The systems work by processing a person’s voice and breaking it down into components, like sounds or syllables, that can then be rearranged to form new phrases with similar speech patterns, pitch and tone. The insurer did not know which software was used, but a number of the systems are freely offered on the Web and require little sophistication, speech data or computing power.

Lyrebird, for instance, advertises the most realistic artificial voices in the world and allows anyone to create a voice-mimicking vocal avatar by uploading at least a minute of real-world speech.

Adjusting to increased development of technologies

The company, which did not respond to requests for comment, has defended releasing the software widely, saying it will help acclimate people to the new reality of a fast-improving and inevitable technology so that society can adapt. In an ethics statement, the company wrote Imagine that we had decided not to release this technology at all. Others would develop it and who knows if their intentions would be as sincere as ours.

Saurabh Shintre, a senior researcher who studies such adversarial attacks in Symantec’s California-based research lab, said the audio-generating technology has in recent years made transformative progress because of breakthroughs in how the algorithms process data and compute results. The amount of recorded speech needed to train the voice-impersonating tools to produce compelling mimicries, he said, is also shrinking rapidly.

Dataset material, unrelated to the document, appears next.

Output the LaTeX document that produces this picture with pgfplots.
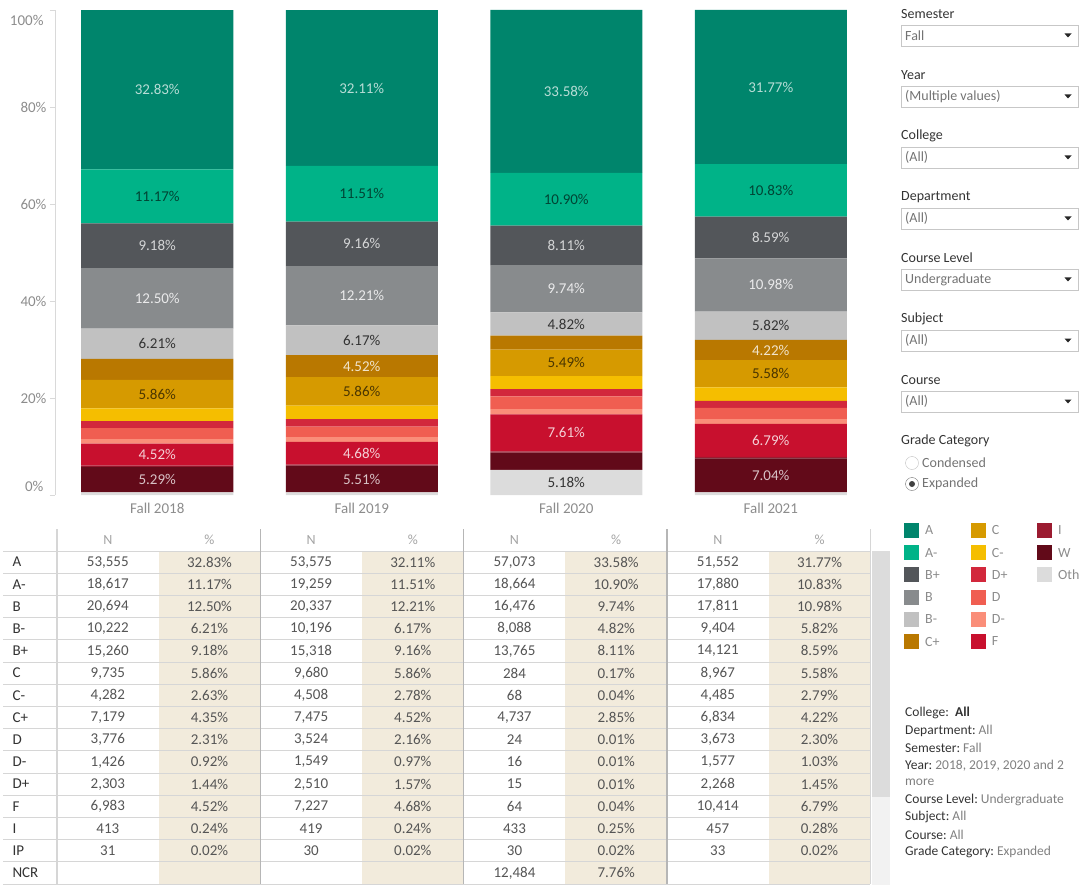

The technology is imperfect, and some of the faked voices wouldn’t fool a listener in a calm, collected environment, Shintre said. But in some cases, thieves have employed methods to explain the quirks away, saying the fake audio’s background noises, glitchy sounds or delayed responses are the result of the speaker’s being in an elevator or car or in a rush to catch a flight.

Putting pressure – an eternal tactic of deception

Beyond the technology’s capabilities, the thieves have also depended on age-old scam tactics to boost their effectiveness, using time pressure, such as an impending deadline, or social pressure, such as a desire to appease the boss, to make the listener move past any doubts. In some cases, criminals have targeted the financial gatekeepers in company accounting or budget departments, knowing they may have the capability to send money instantly.

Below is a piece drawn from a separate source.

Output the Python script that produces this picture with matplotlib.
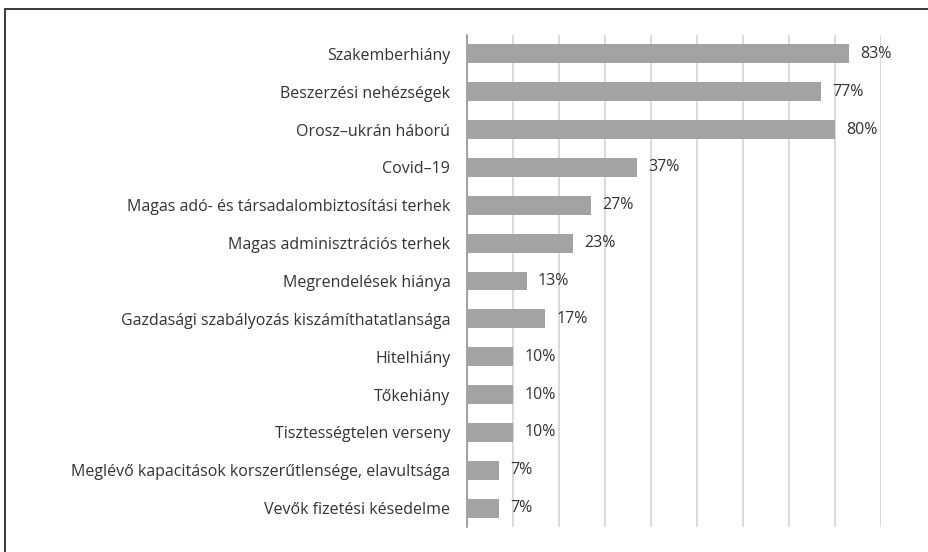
import matplotlib.pyplot as plt
from matplotlib.patches import Rectangle

# Categories top to bottom, values in percent
categories = [
    "Szakemberhiány",
    "Beszerzési nehézségek",
    "Orosz–ukrán háború",
    "Covid–19",
    "Magas adó- és társadalombiztosítási terhek",
    "Magas adminisztrációs terhek",
    "Megrendelések hiánya",
    "Gazdasági szabályozás kiszámíthatatlansága",
    "Hitelhiány",
    "Tőkehiány",
    "Tisztességtelen verseny",
    "Meglévő kapacitások korszerűtlensége, elavultsága",
    "Vevők fizetési késedelme",
]
values = [83, 77, 80, 37, 27, 23, 13, 17, 10, 10, 10, 7, 7]
value_labels = ["83%", "77%", "80%", "37%", "27%", "23%", "13%", "17%",
                "10%", "10%", "10%", "7%", "7%"]

W, H = 929, 552
fig = plt.figure(figsize=(W / 100, H / 100), dpi=100)
fig.patch.set_facecolor("white")

# axes placed in pixel terms of the reference
left, right, top, bottom = 467, 881, 35, 527
ax = fig.add_axes([left / W, 1 - bottom / H, (right - left) / W, (bottom - top) / H])
ax.set_facecolor("none")

text_color = "#333333"
bar_color = "#a3a3a5"
font = "Open Sans"

y = list(range(len(categories)))
ax.barh(y, values, height=0.5, color=bar_color, zorder=3)

for yi, v, lab in zip(y, values, value_labels):
    ax.annotate(lab, (v, yi), xytext=(8, 0), textcoords="offset points",
                va="center", ha="left", fontsize=11.5, color=text_color,
                family=font, zorder=4)

ax.set_xlim(0, 90)
ax.set_ylim(len(categories) - 0.5, -0.5)
ax.set_xticks(range(0, 91, 10))
ax.set_xticklabels([])
ax.tick_params(axis="x", length=0)
ax.grid(axis="x", color="#d0d0d0", linewidth=1.1, zorder=0)

ax.set_yticks(y)
ax.set_yticklabels(categories, fontsize=11.5, color=text_color, family=font)
ax.tick_params(axis="y", length=0, pad=12)

for side in ["top", "right", "bottom"]:
    ax.spines[side].set_visible(False)
ax.spines["left"].set_color("#8c8c8c")
ax.spines["left"].set_linewidth(1.1)

# outer frame around the figure, running past right and bottom edges
frame = Rectangle((5 / W, -0.05), 1.1, 1 - 9 / H + 0.05,
                  transform=fig.transFigure, fill=False,
                  edgecolor="#2b2b2b", linewidth=1.3, clip_on=False)
fig.patches.append(frame)

fig.savefig("out.png", dpi=100)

When you create a stressful situation like this for the victim, their ability to question themselves for a second — Wait, what the hell is going on? Why is the CEO calling me? — goes away, and that lets them get away with it, Shintre said.

Euler Hermes representatives said the company, a German energy firm’s subsidiary in Britain, contacted law enforcement but has yet to name any potential suspects.

The insurer, which sells policies to businesses covering fraud and cybercrime, said it is covering the company’s full claim.

The victim director was first called late one Friday afternoon in March, and the voice demanded he urgently wire money to a supplier in Hungary to help the company avoid late-payment fines. The fake executive referred to the director by name and sent the financial details by email.

The fraud unveiled

The director and his boss had spoken directly a number of times, said Euler Hermes spokeswoman Antje Wolters, who noted that the call was not recorded. The software was able to imitate the voice, and not only the voice: the tonality, the punctuation, the German accent, she said.

After the thieves made a second request, the director grew suspicious and called his boss directly. Then the thieves called back, unraveling the ruse The fake Johannes was demanding to speak to me whilst I was still on the phone to the real Johannes! the director wrote in an email the insurer shared with The Post.

The money, totaling 220,000 euros, was funneled through accounts in Hungary and Mexico before being scattered elsewhere, Euler Hermes representatives said. No suspects have been named, the insurer said, and the money has disappeared.

There’s a tension in the commercial space between wanting to make the best product and considering the bad applications that product could have, said Charlotte Stanton, the director of the Silicon Valley office of the Carnegie Endowment for International Peace. Researchers need to be more cautious as they release technology as powerful as voice-synthesis technology, because clearly it’s at a point where it can be misused.